Любопытная вещь: в отзывах критики на творчество Коржева небесполезно отметить некую типологичность. Все пишущие как-то уходят от так называемого художественного анализа. В самом деле, разбирать эти мощные произведения с точки зрения композиционности или колорита как-то неловко. Анализ замещается экфрасисом: описывается сюжетная ситуация, далее текст носит все более прескрипционный характер, выражая правила и ритуалы специфически советского разговора о проблематике войны. Дискурс же становится дискурсом, когда опрокидывается в жизнь и фиксирует различие позиций.

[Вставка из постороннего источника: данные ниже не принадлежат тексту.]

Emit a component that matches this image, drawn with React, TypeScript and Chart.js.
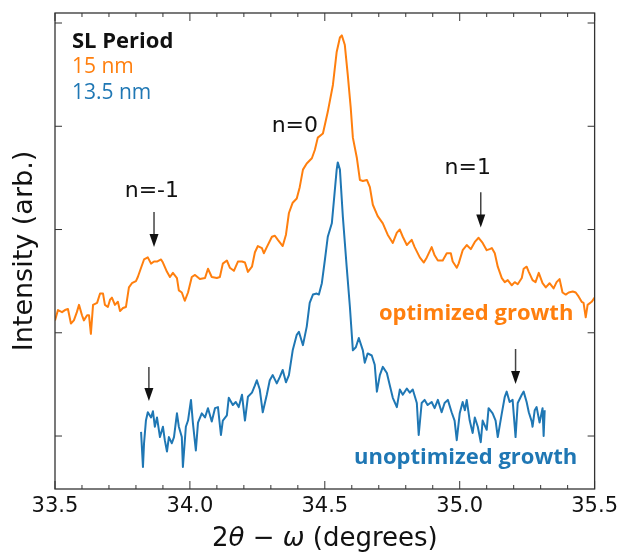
import React, { useEffect, useRef } from "react";
import { Chart, registerables } from "chart.js";

Chart.register(...registerables);

// ---- data (2θ−ω in degrees, intensity in arbitrary offset units) ----
const orangeX = [
  33.500, 33.511, 33.526, 33.537, 33.548, 33.559, 33.570, 33.581, 33.589, 33.600,
  33.607, 33.619, 33.626, 33.633, 33.641, 33.656, 33.667, 33.678, 33.685, 33.696,
  33.704, 33.711, 33.722, 33.733, 33.741, 33.752, 33.763, 33.774, 33.785, 33.800,
  33.807, 33.819, 33.830, 33.844, 33.856, 33.867, 33.878, 33.893, 33.900, 33.915,
  33.926, 33.937, 33.952, 33.959, 33.970, 33.981, 33.993, 34.007, 34.019, 34.037,
  34.056, 34.067, 34.081, 34.100, 34.111, 34.122, 34.137, 34.148, 34.163, 34.178,
  34.193, 34.204, 34.215, 34.230, 34.241, 34.252, 34.267, 34.274, 34.285, 34.304,
  34.315, 34.326, 34.344, 34.356, 34.367, 34.381, 34.396, 34.407, 34.419, 34.433,
  34.452, 34.463, 34.474, 34.493, 34.511, 34.530, 34.544, 34.556, 34.563, 34.574,
  34.585, 34.596, 34.604, 34.619, 34.630, 34.641, 34.656, 34.667, 34.678, 34.696,
  34.715, 34.733, 34.752, 34.767, 34.778, 34.789, 34.804, 34.822, 34.833, 34.852,
  34.867, 34.878, 34.896, 34.907, 34.919, 34.937, 34.952, 34.967, 34.974, 34.989,
  34.996, 35.011, 35.026, 35.041, 35.056, 35.070, 35.085, 35.100, 35.111, 35.119,
  35.130, 35.141, 35.156, 35.167, 35.178, 35.193, 35.204, 35.215, 35.230, 35.237,
  35.248, 35.256, 35.270, 35.281, 35.293, 35.307, 35.319, 35.333, 35.348, 35.359,
  35.370, 35.381, 35.393, 35.404, 35.419, 35.430, 35.441, 35.452, 35.459, 35.467,
  35.474, 35.489, 35.500,
];
const orangeY = [
  1.12, 1.22, 1.20, 1.22, 1.23, 1.09, 1.12, 1.20, 1.27, 1.17,
  1.12, 1.17, 1.17, 0.99, 1.27, 1.29, 1.38, 1.38, 1.27, 1.25,
  1.32, 1.34, 1.27, 1.30, 1.21, 1.24, 1.25, 1.44, 1.48, 1.50,
  1.54, 1.63, 1.71, 1.73, 1.67, 1.69, 1.69, 1.71, 1.68, 1.59,
  1.54, 1.58, 1.53, 1.41, 1.39, 1.31, 1.39, 1.54, 1.56, 1.52,
  1.53, 1.62, 1.54, 1.53, 1.54, 1.67, 1.70, 1.63, 1.60, 1.69,
  1.69, 1.68, 1.59, 1.64, 1.78, 1.84, 1.82, 1.77, 1.83, 1.93,
  1.94, 1.90, 1.84, 1.95, 2.16, 2.26, 2.30, 2.41, 2.58, 2.64,
  2.69, 2.77, 2.89, 2.93, 3.14, 3.40, 3.72, 3.86, 3.88, 3.79,
  3.50, 3.18, 2.89, 2.69, 2.48, 2.47, 2.48, 2.41, 2.24, 2.13,
  2.06, 1.95, 1.87, 1.97, 2.00, 1.93, 1.85, 1.90, 1.83, 1.73,
  1.68, 1.73, 1.83, 1.75, 1.70, 1.70, 1.77, 1.77, 1.69, 1.63,
  1.67, 1.80, 1.85, 1.81, 1.88, 1.92, 1.87, 1.80, 1.81, 1.82,
  1.77, 1.64, 1.53, 1.49, 1.51, 1.46, 1.49, 1.47, 1.53, 1.62,
  1.64, 1.59, 1.51, 1.49, 1.58, 1.48, 1.44, 1.48, 1.43, 1.49,
  1.52, 1.39, 1.37, 1.39, 1.40, 1.39, 1.35, 1.30, 1.29, 1.15,
  1.27, 1.30, 1.34,
];

const blueX = [
  33.819, 33.826, 33.830, 33.837, 33.844, 33.856, 33.863, 33.870, 33.878, 33.889,
  33.900, 33.907, 33.915, 33.922, 33.933, 33.941, 33.952, 33.959, 33.970, 33.974,
  33.985, 33.993, 34.004, 34.011, 34.022, 34.030, 34.044, 34.056, 34.067, 34.081,
  34.093, 34.104, 34.115, 34.122, 34.137, 34.144, 34.159, 34.170, 34.181, 34.193,
  34.204, 34.215, 34.230, 34.241, 34.248, 34.259, 34.270, 34.285, 34.296, 34.307,
  34.322, 34.333, 34.344, 34.356, 34.367, 34.381, 34.396, 34.404, 34.419, 34.433,
  34.444, 34.456, 34.470, 34.478, 34.489, 34.500, 34.511, 34.526, 34.533, 34.544,
  34.548, 34.556, 34.567, 34.581, 34.593, 34.604, 34.615, 34.626, 34.641, 34.648,
  34.659, 34.674, 34.685, 34.693, 34.704, 34.715, 34.730, 34.741, 34.752, 34.767,
  34.778, 34.789, 34.804, 34.815, 34.826, 34.841, 34.848, 34.859, 34.870, 34.881,
  34.896, 34.907, 34.919, 34.933, 34.944, 34.956, 34.970, 34.981, 34.989, 35.000,
  35.011, 35.019, 35.026, 35.037, 35.048, 35.056, 35.067, 35.078, 35.085, 35.100,
  35.107, 35.122, 35.133, 35.141, 35.156, 35.167, 35.174, 35.185, 35.196, 35.207,
  35.215, 35.230, 35.237, 35.248, 35.256, 35.267, 35.270, 35.278, 35.285, 35.296,
  35.307, 35.311, 35.315,
];
const blueY = [
  0.04, -0.30, -0.07, 0.15, 0.23, 0.18, 0.24, 0.09, 0.18, -0.01,
  0.09, -0.04, -0.15, -0.01, -0.07, -0.01, 0.22, 0.09, -0.01, -0.30,
  0.09, 0.15, 0.35, 0.13, -0.14, 0.13, 0.22, 0.18, 0.27, 0.14,
  0.27, 0.28, 0.01, 0.15, 0.20, 0.37, 0.30, 0.33, 0.28, 0.40,
  0.15, 0.38, 0.42, 0.49, 0.54, 0.45, 0.23, 0.40, 0.54, 0.59,
  0.51, 0.57, 0.64, 0.52, 0.59, 0.83, 0.98, 1.01, 0.88, 1.06,
  1.29, 1.37, 1.38, 1.37, 1.48, 1.70, 1.93, 2.06, 2.26, 2.58,
  2.65, 2.58, 2.12, 1.64, 1.25, 0.83, 0.86, 0.95, 0.83, 0.71,
  0.80, 0.78, 0.69, 0.43, 0.59, 0.67, 0.61, 0.49, 0.37, 0.28,
  0.45, 0.40, 0.46, 0.42, 0.45, 0.32, 0.01, 0.32, 0.35, 0.30,
  0.33, 0.27, 0.35, 0.23, 0.32, 0.35, 0.23, 0.15, -0.04, 0.22,
  0.33, 0.25, 0.35, 0.15, 0.03, 0.18, 0.09, -0.06, 0.15, 0.06,
  0.27, 0.22, 0.15, -0.01, 0.22, 0.38, 0.43, 0.33, 0.35, -0.01,
  0.32, 0.40, 0.43, 0.33, 0.23, 0.14, 0.09, 0.25, 0.28, 0.13,
  0.27, 0.00, 0.25,
];

// ---- axes ----
const xMin = 33.5;
const xMax = 35.5;
const yMin = -0.513;
const yMax = 4.097;
const xMajorTicks = [33.5, 34.0, 34.5, 35.0, 35.5];
const xMinorTicks = [33.6, 33.7, 33.8, 33.9, 34.1, 34.2, 34.3, 34.4, 34.6, 34.7, 34.8, 34.9, 35.1, 35.2, 35.3, 35.4];
const yTicks = [0, 1, 2, 3, 4];
// x title pieces: [text, italic]
const xTitleParts: [string, boolean][] = [
  ["2", false],
  ["θ", true],
  [" − ", false],
  ["ω", true],
  [" (degrees)", false],
];
const yTitle = "Intensity (arb.)";

// ---- annotations ----
const legendTitle = "SL Period";
const seriesNames = ["15 nm", "13.5 nm"];
const legendX = 33.563;
const legendBaselines = [3.758, 3.516, 3.264];
const curveLabels = ["optimized growth", "unoptimized growth"];
const curveLabelX = [35.061, 35.022];
const curveLabelY = [1.123, -0.271];
const orderLabels = ["n=-1", "n=0", "n=1"];
const orderLabelX = [33.859, 34.389, 35.030];
const orderLabelY = [2.315, 2.944, 2.538];
const arrowX = [33.867, 35.078, 33.848, 35.207];
const arrowTop = [2.17, 2.36, 0.668, 0.843];
const arrowTip = [1.83, 2.02, 0.339, 0.504];

const ORANGE = "#ff7f0e";
const BLUE = "#1f77b4";

function pts(xs: number[], ys: number[]) {
  const n = Math.min(xs.length, ys.length);
  const out: { x: number; y: number }[] = [];
  for (let i = 0; i < n; i++) out.push({ x: xs[i], y: ys[i] });
  return out;
}

const overlay = {
  id: "overlay",
  afterDraw(chart: any) {
    const { ctx, chartArea: a } = chart;
    const xs = chart.scales.x;
    const ys = chart.scales.y;
    ctx.save();
    const line = (x1: number, y1: number, x2: number, y2: number) => {
      ctx.beginPath();
      ctx.moveTo(x1, y1);
      ctx.lineTo(x2, y2);
      ctx.stroke();
    };
    // frame
    ctx.strokeStyle = "#333";
    ctx.lineWidth = 1.3;
    ctx.strokeRect(a.left, a.top, a.right - a.left, a.bottom - a.top);
    // ticks (inward)
    ctx.lineWidth = 1;
    xMajorTicks.forEach((v) => {
      const p = xs.getPixelForValue(v);
      line(p, a.bottom, p, a.bottom - 8);
      line(p, a.top, p, a.top + 8);
    });
    xMinorTicks.forEach((v) => {
      const p = xs.getPixelForValue(v);
      line(p, a.bottom, p, a.bottom - 4);
      line(p, a.top, p, a.top + 4);
    });
    yTicks.forEach((v) => {
      const p = ys.getPixelForValue(v);
      line(a.left, p, a.left + 7, p);
      line(a.right, p, a.right - 7, p);
    });

    // x-axis title with italic symbols
    ctx.fillStyle = "#111";
    ctx.textBaseline = "alphabetic";
    ctx.textAlign = "left";
    const fontFor = (it: boolean) => (it ? 'oblique 26px "DejaVu Sans"' : '26px "DejaVu Sans"');
    let total = 0;
    xTitleParts.forEach(([t, it]) => {
      ctx.font = fontFor(it);
      total += ctx.measureText(t).width;
    });
    let tx = (a.left + a.right) / 2 - total / 2;
    const tBase = xs.bottom - 8;
    xTitleParts.forEach(([t, it]) => {
      ctx.font = fontFor(it);
      ctx.fillText(t, tx, tBase);
      tx += ctx.measureText(t).width;
    });

    // legend block
    const lx = xs.getPixelForValue(legendX);
    ctx.font = 'bold 22px "Open Sans"';
    ctx.fillStyle = "#111";
    ctx.fillText(legendTitle, lx, ys.getPixelForValue(legendBaselines[0]));
    ctx.font = '21px "Open Sans"';
    ctx.fillStyle = ORANGE;
    ctx.fillText(seriesNames[0], lx, ys.getPixelForValue(legendBaselines[1]));
    ctx.fillStyle = BLUE;
    ctx.fillText(seriesNames[1], lx, ys.getPixelForValue(legendBaselines[2]));

    // curve labels
    ctx.textAlign = "center";
    ctx.font = 'bold 22px "Open Sans"';
    ctx.fillStyle = ORANGE;
    ctx.fillText(curveLabels[0], xs.getPixelForValue(curveLabelX[0]), ys.getPixelForValue(curveLabelY[0]));
    ctx.fillStyle = BLUE;
    ctx.fillText(curveLabels[1], xs.getPixelForValue(curveLabelX[1]), ys.getPixelForValue(curveLabelY[1]));

    // order labels
    ctx.font = '22px "DejaVu Sans"';
    ctx.fillStyle = "#111";
    orderLabels.forEach((t, i) => {
      ctx.fillText(t, xs.getPixelForValue(orderLabelX[i]), ys.getPixelForValue(orderLabelY[i]));
    });

    // arrows
    arrowX.forEach((v, i) => {
      const px = xs.getPixelForValue(v);
      const y1 = ys.getPixelForValue(arrowTop[i]);
      const y2 = ys.getPixelForValue(arrowTip[i]);
      const head = 13;
      ctx.strokeStyle = "#444";
      ctx.lineWidth = 1.5;
      line(px, y1, px, y2 - head + 2);
      ctx.fillStyle = "#111";
      ctx.beginPath();
      ctx.moveTo(px - 4.5, y2 - head);
      ctx.lineTo(px + 4.5, y2 - head);
      ctx.lineTo(px, y2);
      ctx.closePath();
      ctx.fill();
    });
    ctx.restore();
  },
};

export default function App() {
  const ref = useRef<HTMLCanvasElement | null>(null);
  useEffect(() => {
    if (!ref.current) return;
    const chart = new Chart(ref.current, {
      type: "line",
      data: {
        datasets: [
          {
            label: seriesNames[0],
            data: pts(orangeX, orangeY),
            borderColor: ORANGE,
            borderWidth: 2,
            pointRadius: 0,
            tension: 0,
            borderJoinStyle: "round",
          },
          {
            label: seriesNames[1],
            data: pts(blueX, blueY),
            borderColor: BLUE,
            borderWidth: 2,
            pointRadius: 0,
            tension: 0,
            borderJoinStyle: "round",
          },
        ],
      },
      options: {
        responsive: false,
        animation: false,
        events: [],
        layout: { padding: { left: 0, right: 28, top: 13, bottom: 0 } },
        plugins: { legend: { display: false }, tooltip: { enabled: false } },
        scales: {
          x: {
            type: "linear",
            min: xMin,
            max: xMax,
            afterFit: (s: any) => {
              s.height = 65;
            },
            afterBuildTicks: (s: any) => {
              s.ticks = xMajorTicks.map((v) => ({ value: v }));
            },
            grid: { display: false, drawTicks: false },
            border: { display: false },
            ticks: {
              padding: 5,
              color: "#111",
              font: { family: "DejaVu Sans", size: 21 },
              maxRotation: 0,
              callback: (v: any) => Number(v).toFixed(1),
            },
            title: { display: false },
          },
          y: {
            type: "linear",
            min: yMin,
            max: yMax,
            afterFit: (s: any) => {
              s.width = 55;
            },
            grid: { display: false, drawTicks: false },
            border: { display: false },
            ticks: { display: false },
            title: {
              display: true,
              text: yTitle,
              color: "#111",
              font: { family: "DejaVu Sans", size: 27 },
              padding: { top: 9, bottom: 0 },
            },
          },
        },
      },
      plugins: [overlay],
    });
    return () => chart.destroy();
  }, []);
  return (
    <div style={{ position: "fixed", left: 0, top: 0, width: 623, height: 554, background: "#fff" }}>
      <canvas ref={ref} width={623} height={554} style={{ display: "block" }} />
    </div>
  );
}
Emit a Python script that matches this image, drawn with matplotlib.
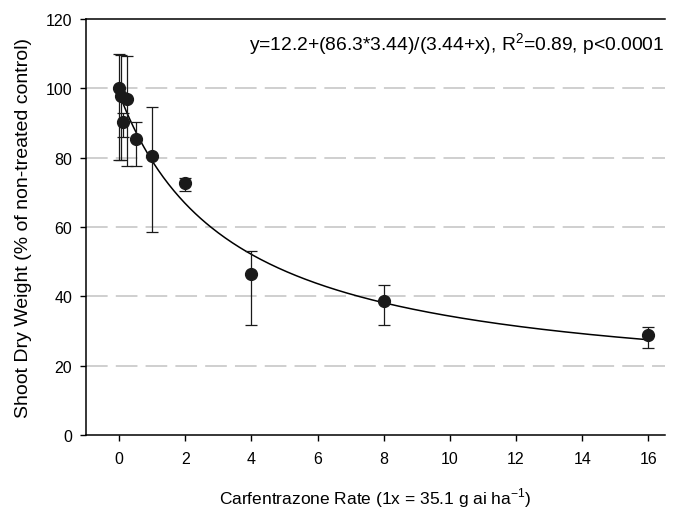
import numpy as np
import matplotlib
matplotlib.use('Agg')
import matplotlib.pyplot as plt

plt.rcParams['font.family'] = ['Liberation Sans', 'DejaVu Sans']
plt.rcParams['mathtext.fontset'] = 'custom'
plt.rcParams['mathtext.rm'] = 'Liberation Sans'

# herbicide rate (fraction of 1x) and shoot dry weight (% of control)
rate = [0, 0.0625, 0.125, 0.25, 0.5, 1, 2, 4, 8, 16]
weight = [100.2, 97.9, 90.2, 96.8, 85.4, 80.4, 72.7, 46.4, 38.7, 28.9]
err_upper = [110.0, 109.7, 92.8, 109.3, 90.2, 94.5, 74.1, 53.0, 43.4, 31.2]
err_lower = [79.2, 79.2, 86.1, 77.7, 77.7, 58.7, 70.3, 31.8, 31.7, 25.1]

# fitted hyperbolic decay y = c + (a*b)/(b + x)
fit_c = 12.2
fit_a = 86.3
fit_b = 3.44

rate = np.array(rate)
weight = np.array(weight)
yerr = [weight - np.array(err_lower), np.array(err_upper) - weight]

fig = plt.figure(figsize=(6.73, 5.10), dpi=100)
ax = fig.add_axes([0.1278, 0.1451, 0.8602, 0.8157])

for yv in [20, 40, 60, 80, 100]:
    ax.axhline(yv, color='#cccccc', lw=1.3, dashes=(12, 4.5), zorder=0)

xs = np.linspace(0, 16, 300)
ax.plot(xs, fit_c + fit_a * fit_b / (fit_b + xs), color='black', lw=1.1, zorder=2)

ax.errorbar(rate, weight, yerr=yerr, fmt='o', color='#1a1a1a', ms=8.5,
            ecolor='#1a1a1a', elinewidth=0.9, capsize=4.5, capthick=0.9, zorder=3)

ax.set_xlim(-1, 16.5)
ax.set_ylim(0, 120)
ax.set_xticks(range(0, 17, 2))
ax.set_yticks(range(0, 121, 20))
ax.spines['right'].set_visible(False)
for s in ['left', 'bottom', 'top']:
    ax.spines[s].set_linewidth(1.1)
ax.tick_params(direction='out', length=4.5, width=1, labelsize=11.5)
ax.tick_params(axis='x', pad=7)
ax.tick_params(axis='y', pad=5.5)

ax.set_xlabel(r'Carfentrazone Rate (1x = 35.1 g ai ha$^{-1}$)', fontsize=12.5, labelpad=14)
ax.set_ylabel('Shoot Dry Weight (% of non-treated control)', fontsize=14, labelpad=10)

ax.text(0.282, 0.94, r'y=12.2+(86.3*3.44)/(3.44+x), R$^{2}$=0.89, p<0.0001',
        transform=ax.transAxes, fontsize=13.9, ha='left', va='center')

plt.savefig('out.png', dpi=100)
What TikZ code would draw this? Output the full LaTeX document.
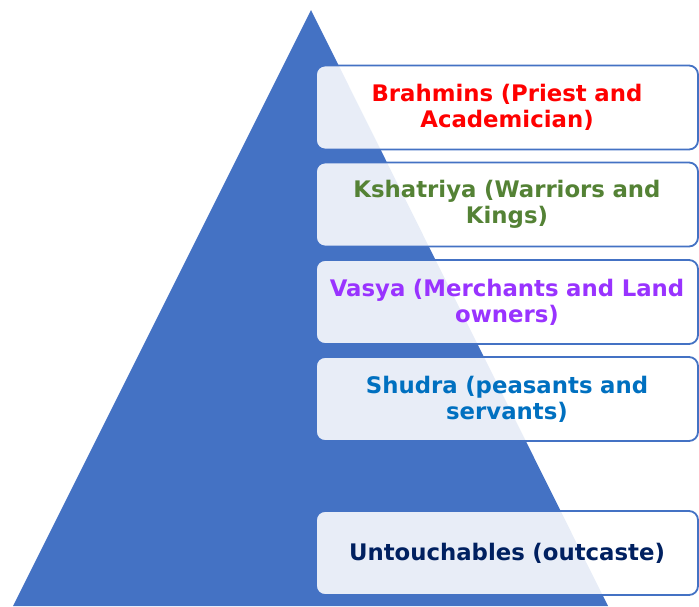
\documentclass[tikz,border=0pt]{standalone}
\usepackage{fontspec}
\setmainfont{DejaVu Sans}
\definecolor{pyrblue}{HTML}{4472C4}
\definecolor{brahred}{HTML}{FF0000}
\definecolor{kshgreen}{HTML}{548235}
\definecolor{vaspurple}{HTML}{9933FF}
\definecolor{shublue}{HTML}{0070C0}
\definecolor{untnavy}{HTML}{002060}
\tikzset{
  castebox/.style={draw=pyrblue, line width=1.8pt, rounded corners=9pt, fill=white,
    fill opacity=0.88, text opacity=1, minimum width=382pt, minimum height=84pt,
    text width=376pt, align=center, inner sep=0pt,
    font=\fontsize{22.8}{26}\selectfont\bfseries}
}
\begin{document}
\begin{tikzpicture}[x=1pt,y=-1pt]
\useasboundingbox (0,0) rectangle (699,606);
\fill[pyrblue] (311,10) -- (608,606) -- (13,606) -- cycle;
\node[castebox, text=brahred] (brahmins) at (507,107.5) {Brahmins (Priest and\\Academician)};
\node[castebox, text=kshgreen] (kshatriya) at (507,204.5) {Kshatriya (Warriors and\\Kings)};
\node[castebox, text=vaspurple] (vasya) at (507,302) {Vasya (Merchants and Land\\owners)};
\node[castebox, text=shublue] (shudra) at (507,399) {Shudra (peasants and\\servants)};
\node[castebox, text=untnavy] (untouch) at (507,553) {Untouchables (outcaste)};
\end{tikzpicture}
\end{document}
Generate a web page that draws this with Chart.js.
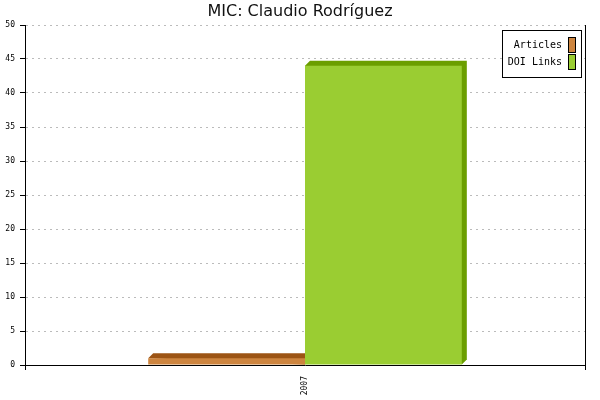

Патрик Серио в 1975 году провел анализ советского политического дискурса как выражения особой советской ментальности и обезличенной идеологии. Этот тип дискурса использует особую грамматику и особые правила лексики, создавая суконный, или «деревянный», язык[7]. Можно сказать, коржевского дискурса как такового при его жизни не существовало, была система однотипных экфрасисов, ограниченных прескрипциями – знаками долженствования. Феноменология интерпретаций интересна сама по себе: изобразительность у Коржева, при видимой доступности, а иногда и иллюстративности, опережала возможности искусствоведческого экфрасиса. Нужна была некая ментальная установка: снятие ситуации предзнания (как надо, как полагается говорить о войне) и использование какой-то другой лексики – может быть, астафьевской. Впрочем, и Виктора Астафьева тогда считывали и интерпретировали рамочно.